It highlighted the predicament of Chastity and Paul Peyton, who live outside Huntington, W.Va. They both work at a Taco Bell restaurant, but they aren’t scheduled for enough hours to get by, so he tries to fill in the gaps with whatever odd jobs he can scrounge up. And yet they still frequently have to rely on a food pantry for their meals.

President Trump and his supporters love to crow about the state of the economy, particularly as the election draws closer. Compared to where it was 10 years ago, when we were in the midst of a slow recovery from the Great Recession, it’s doing very well. You’d have to reach back to the late 1960s to find unemployment rates that consistently hover below 4%. The stock market is humming along and home values are going up. What’s not to like?

Well, several things. Health care costs keep escalating, along with the cost of child care, a college education and other crucial items that can squeeze a household budget. The economy’s prosperity has not been equally shared: Wages have not budged or have declined for middle- and lower-income earners, but have rocketed skyward for the wealthiest among us.

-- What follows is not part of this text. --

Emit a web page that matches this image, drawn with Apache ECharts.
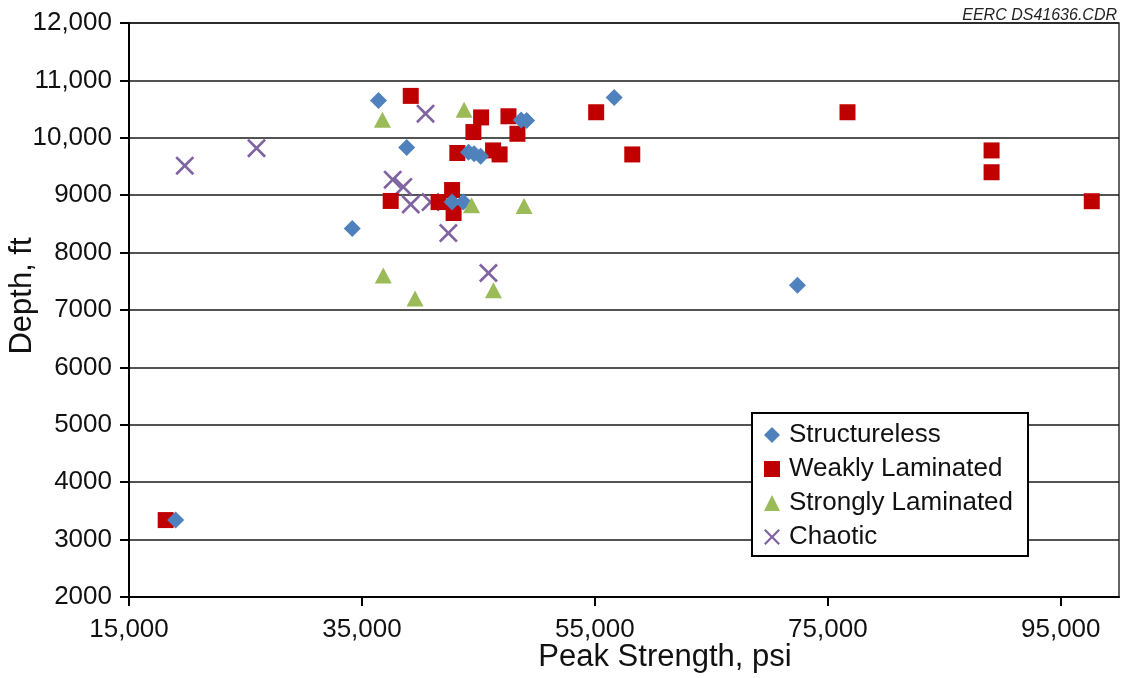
<!DOCTYPE html>
<html>
<head>
<meta charset="utf-8">
<script src="https://cdn.jsdelivr.net/npm/echarts@6/dist/echarts.min.js"></script>
<style>
  html, body { margin: 0; padding: 0; background: #fff; }
  #chart { width: 1125px; height: 678px; }
</style>
</head>
<body>
<div id="chart"></div>
<script>
// Peak strength (psi) vs depth (ft), grouped by core texture
const structureless = [
  [36420, 10650], [38840, 9830], [34170, 8420], [42740, 8880], [43710, 8880],
  [44150, 9750], [44630, 9720], [45190, 9680], [48670, 10310], [49140, 10300],
  [56660, 10700], [72390, 7430], [19010, 3340]
];
const weaklyLaminated = [
  [39190, 10730], [37470, 8900], [43190, 9735], [44570, 10100], [45230, 10355],
  [42740, 9090], [41580, 8880], [42870, 8690], [46260, 9780], [46820, 9710],
  [47580, 10375], [48350, 10070], [55110, 10445], [58210, 9710], [76690, 10445],
  [89060, 9780], [89060, 9400], [97660, 8895], [18150, 3340]
];
const stronglyLaminated = [
  [36760, 10315], [43770, 10490], [44410, 8825], [48920, 8810],
  [36830, 7600], [39560, 7200], [46290, 7345]
];
const chaotic = [
  [19790, 9515], [25950, 9820], [40460, 10420], [37640, 9270], [38550, 9145],
  [39190, 8840], [40890, 8880], [42420, 8340], [45860, 7645]
];

const seriesNames = ['Structureless', 'Weakly Laminated', 'Strongly Laminated', 'Chaotic'];
const xTickValues = [15000, 35000, 55000, 75000, 95000];

const FONT = "'Liberation Sans', Arial, sans-serif";
// "x" marker drawn as a filled cross outline
const crossPath = 'path://M0,2L2,0L10,8L18,0L20,2L12,10L20,18L18,20L10,12L2,20L0,18L8,10Z';

function commaFmt(v) { return Number(v).toLocaleString('en-US'); }
function depthFmt(v) { return v >= 10000 ? commaFmt(v) : String(v); }

const chart = echarts.init(document.getElementById('chart'), null, { renderer: 'canvas' });

chart.setOption({
  animation: false,
  backgroundColor: '#ffffff',
  grid: {
    left: 129, right: 6, top: 23, bottom: 81,
    show: true, borderColor: '#333', borderWidth: 1.5, backgroundColor: 'transparent'
  },
  xAxis: {
    type: 'value', min: 15000, max: 100000,
    axisLine: { show: true, onZero: false, lineStyle: { color: '#000', width: 2 } },
    axisTick: { show: true, length: 9, customValues: xTickValues, lineStyle: { color: '#000', width: 2 } },
    axisLabel: {
      customValues: xTickValues, margin: 20, fontSize: 26, fontFamily: FONT, color: '#111',
      formatter: commaFmt
    },
    splitLine: { show: false }
  },
  yAxis: {
    type: 'value', min: 2000, max: 12000, interval: 1000,
    axisLine: { show: true, onZero: false, lineStyle: { color: '#000', width: 2 } },
    axisTick: { show: true, length: 9, lineStyle: { color: '#000', width: 2 } },
    axisLabel: { margin: 17, fontSize: 26, fontFamily: FONT, color: '#111', formatter: depthFmt },
    splitLine: { show: true, lineStyle: { color: '#1a1a1a', width: 1.6 } }
  },
  legend: {
    orient: 'vertical', left: 752, top: 413,
    padding: [9, 15, 6, 12], itemGap: 8, itemWidth: 16, itemHeight: 16,
    borderColor: '#000', borderWidth: 2, backgroundColor: '#fff',
    textStyle: { fontSize: 26, fontFamily: FONT, color: '#111', padding: [0, 0, 0, 4] },
    data: seriesNames
  },
  series: [
    {
      name: seriesNames[0], type: 'scatter', data: structureless, z: 4,
      symbol: 'diamond', symbolSize: 17,
      itemStyle: { color: '#4F81BD', opacity: 1 }, emphasis: { disabled: true }
    },
    {
      name: seriesNames[1], type: 'scatter', data: weaklyLaminated, z: 3,
      symbol: 'rect', symbolSize: 16,
      itemStyle: { color: '#C00000', opacity: 1 }, emphasis: { disabled: true }
    },
    {
      name: seriesNames[2], type: 'scatter', data: stronglyLaminated, z: 5,
      symbol: 'triangle', symbolSize: [17, 16],
      itemStyle: { color: '#9BBB59', opacity: 1 }, emphasis: { disabled: true }
    },
    {
      name: seriesNames[3], type: 'scatter', data: chaotic, z: 2,
      symbol: crossPath, symbolSize: 19,
      itemStyle: { color: '#8064A2', opacity: 1 }, emphasis: { disabled: true }
    }
  ],
  graphic: [
    {
      type: 'text', x: 665, y: 657, z: 10,
      style: { text: 'Peak Strength, psi', fontSize: 31, fontFamily: FONT, fill: '#111', align: 'center', verticalAlign: 'middle' }
    },
    {
      type: 'text', x: 22, y: 296, rotation: Math.PI / 2, z: 10,
      style: { text: 'Depth, ft', fontSize: 31, fontFamily: FONT, fill: '#111', align: 'center', verticalAlign: 'middle' }
    },
    {
      type: 'text', x: 1117, y: 16, z: 10,
      style: { text: 'EERC DS41636.CDR', fontSize: 16, fontStyle: 'italic', fontFamily: FONT, fill: '#222', align: 'right', verticalAlign: 'middle' }
    }
  ]
});
</script>
</body>
</html>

The imbalance in the economy was brought home by a recently published analysis by the Brookings Institution. It found that 53 million American workers – a full 44% – earn only about $18,000 a year. According to federal guidelines, the poverty level is $25,750 for a household of four. Granted, a portion of these workers are students, retirees looking to supplement their incomes or are members of financially secure households. But the lion’s share are in their prime working years, and more than half work full time. Their ranks include people who labor in the retail sector, work at child care centers or hospitals or serve food in restaurants.

“We need to think not only about workers, but about the work they are doing,” according to Martha Ross and Nicole Bateman, two Brookings analysts. “What kinds of jobs are we generating, do they pay enough to live on, and to whom are they available?”

They continued, “Even with sunny job statistics, the nation’s economy is simply not working well for tens of millions of people.”

Brookings argues that this state of affairs can improve through, among other things, tax credits, a higher federal minimum wage and high-quality child care that is affordable.

To realize a fairer and more equitable economy, we need leaders who understand the predicament that millions of their fellow citizens are in and who are genuinely interested in arriving at solutions, not just engaging in hollow boasts about how we have never had it so good. Because, in the end, a lot of us aren’t doing so well, and that fact shouldn’t be ignored.